Leave out every picture, then transcribe the rest of the listing exactly.

════════════════

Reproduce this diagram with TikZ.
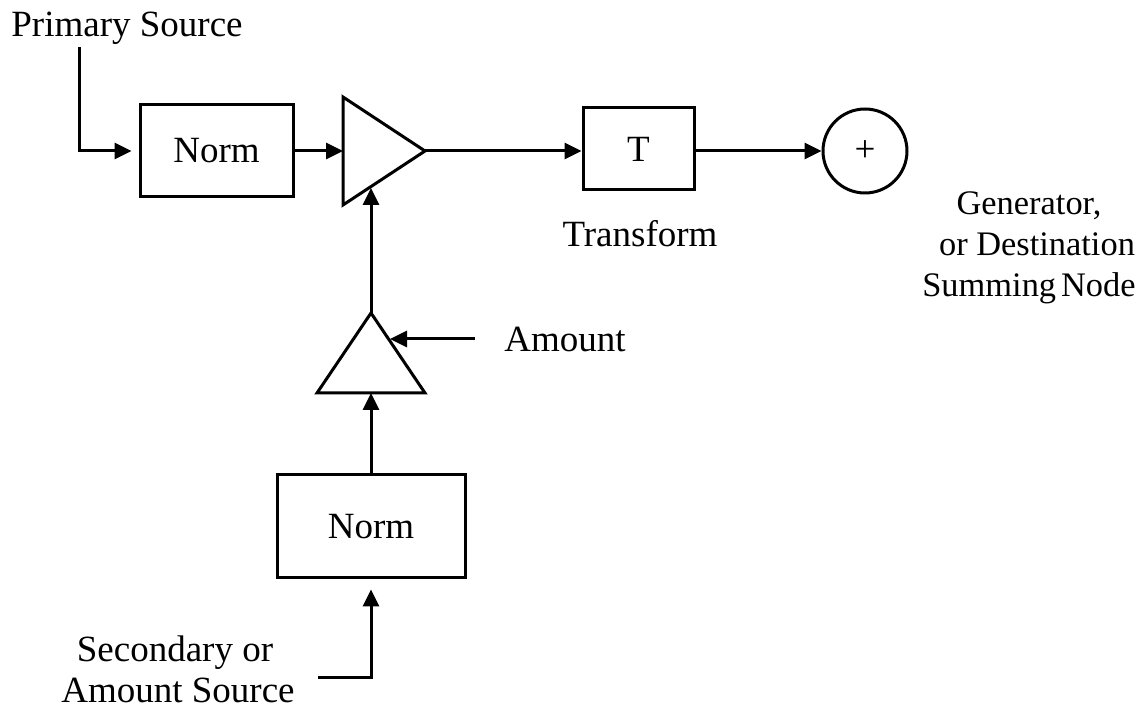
\documentclass[tikz,border=0pt]{standalone}
\usepackage{fontspec}
\setmainfont{Liberation Serif}
\usetikzlibrary{arrows.meta}
\begin{document}
\begin{tikzpicture}[x=0.5pt,y=-0.5pt,
  blk/.style={draw,line width=1.5pt,inner sep=0pt,font=\fontsize{18.5}{20.5}\selectfont},
  lbl/.style={font=\fontsize{18.5}{20.5}\selectfont,inner sep=0pt},
  rlbl/.style={font=\fontsize{17.2}{19}\selectfont,inner sep=0pt},
  conn/.style={line width=1.5pt,-{Triangle[length=8.5pt,width=8pt]}},
  wire/.style={line width=1.5pt,line join=miter}]
\useasboundingbox (0,0) rectangle (1142,710);
% blocks
\node[blk,minimum width=76.5pt,minimum height=46pt] (norm1) at (216.5,151) {Norm};
\node[blk,minimum width=55.5pt,minimum height=41pt] (tbox) at (638.5,149) {T};
\node[blk,circle,minimum size=42pt] (sum) at (865,151) {\raisebox{-2pt}{+}};
\node[blk,minimum width=94pt,minimum height=51.5pt] (norm2) at (371,526.5) {Norm};
% triangles
\coordinate (t1a) at (343,97);
\coordinate (t1b) at (343,205);
\coordinate (t1tip) at (425,151);
\coordinate (t1in) at (343,151);
\coordinate (t1bot) at (371,188);
\draw[wire] (t1a) -- (t1tip) -- (t1b) -- cycle;
\coordinate (t2tip) at (371,313);
\coordinate (t2l) at (317,393);
\coordinate (t2r) at (425,393);
\coordinate (t2base) at (371,393);
\coordinate (t2side) at (390,339);
\draw[wire] (t2tip) -- (t2r) -- (t2l) -- cycle;
% free ends
\coordinate (ps) at (79,47);
\coordinate (amt) at (475,339);
\coordinate (ss) at (318,678);
\coordinate (ssc) at (371,678);
% connectors
\draw[conn,shorten >=3.5pt] (ps) |- (norm1.west);
\draw[conn] (norm1.east) -- (t1in);
\draw[conn] (t1tip) -- (tbox.west |- t1tip);
\draw[conn] (tbox.east |- t1tip) -- (sum.west);
\draw[conn] (t2tip) -- (t1bot);
\draw[conn] (amt) -- (t2side);
\draw[conn] (norm2.north) -- (t2base);
\draw[conn,shorten >=5pt] (ss) -- (ssc) -- (norm2.south);
% labels
\node[lbl,anchor=base] (lps) at (127,37) {Primary Source};
\node[lbl,anchor=base] (ltr) at (640,247) {Transform};
\node[lbl,anchor=base] (lam) at (565,352) {Amount};
\node[rlbl,anchor=base] (lg1) at (1029,215) {Generator,};
\node[rlbl,anchor=base] (lg2) at (1037,256) {or Destination};
\node[rlbl,anchor=base] (lg3) at (1029,297) {Summing\hspace{2.5pt}Node};
\node[lbl,anchor=base] (ls1) at (175,662) {Secondary or};
\node[lbl,anchor=base] (ls2) at (178,703) {Amount Source};
\end{tikzpicture}
\end{document}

════════════════

Result of this task
Reproduce this diagram with TikZ.
\documentclass[tikz,border=0pt]{standalone}
\usepackage{fontspec}
\setmainfont{Liberation Serif}
\usetikzlibrary{arrows.meta}
\begin{document}
\begin{tikzpicture}[x=0.5pt,y=-0.5pt,
  blk/.style={draw,line width=1.5pt,inner sep=0pt,font=\fontsize{18.5}{20.5}\selectfont},
  lbl/.style={font=\fontsize{18.5}{20.5}\selectfont,inner sep=0pt},
  rlbl/.style={font=\fontsize{17.2}{19}\selectfont,inner sep=0pt},
  conn/.style={line width=1.5pt,-{Triangle[length=8.5pt,width=8pt]}},
  wire/.style={line width=1.5pt,line join=miter}]
\useasboundingbox (0,0) rectangle (1142,710);
% blocks
\node[blk,minimum width=76.5pt,minimum height=46pt] (norm1) at (216.5,151) {Norm};
\node[blk,minimum width=55.5pt,minimum height=41pt] (tbox) at (638.5,149) {T};
\node[blk,circle,minimum size=42pt] (sum) at (865,151) {\raisebox{-2pt}{+}};
\node[blk,minimum width=94pt,minimum height=51.5pt] (norm2) at (371,526.5) {Norm};
% triangles
\coordinate (t1a) at (343,97);
\coordinate (t1b) at (343,205);
\coordinate (t1tip) at (425,151);
\coordinate (t1in) at (343,151);
\coordinate (t1bot) at (371,188);
\draw[wire] (t1a) -- (t1tip) -- (t1b) -- cycle;
\coordinate (t2tip) at (371,313);
\coordinate (t2l) at (317,393);
\coordinate (t2r) at (425,393);
\coordinate (t2base) at (371,393);
\coordinate (t2side) at (390,339);
\draw[wire] (t2tip) -- (t2r) -- (t2l) -- cycle;
% free ends
\coordinate (ps) at (79,47);
\coordinate (amt) at (475,339);
\coordinate (ss) at (318,678);
\coordinate (ssc) at (371,678);
% connectors
\draw[conn,shorten >=3.5pt] (ps) |- (norm1.west);
\draw[conn] (norm1.east) -- (t1in);
\draw[conn] (t1tip) -- (tbox.west |- t1tip);
\draw[conn] (tbox.east |- t1tip) -- (sum.west);
\draw[conn] (t2tip) -- (t1bot);
\draw[conn] (amt) -- (t2side);
\draw[conn] (norm2.north) -- (t2base);
\draw[conn,shorten >=5pt] (ss) -- (ssc) -- (norm2.south);
% labels
\node[lbl,anchor=base] (lps) at (127,37) {Primary Source};
\node[lbl,anchor=base] (ltr) at (640,247) {Transform};
\node[lbl,anchor=base] (lam) at (565,352) {Amount};
\node[rlbl,anchor=base] (lg1) at (1029,215) {Generator,};
\node[rlbl,anchor=base] (lg2) at (1037,256) {or Destination};
\node[rlbl,anchor=base] (lg3) at (1029,297) {Summing\hspace{2.5pt}Node};
\node[lbl,anchor=base] (ls1) at (175,662) {Secondary or};
\node[lbl,anchor=base] (ls2) at (178,703) {Amount Source};
\end{tikzpicture}
\end{document}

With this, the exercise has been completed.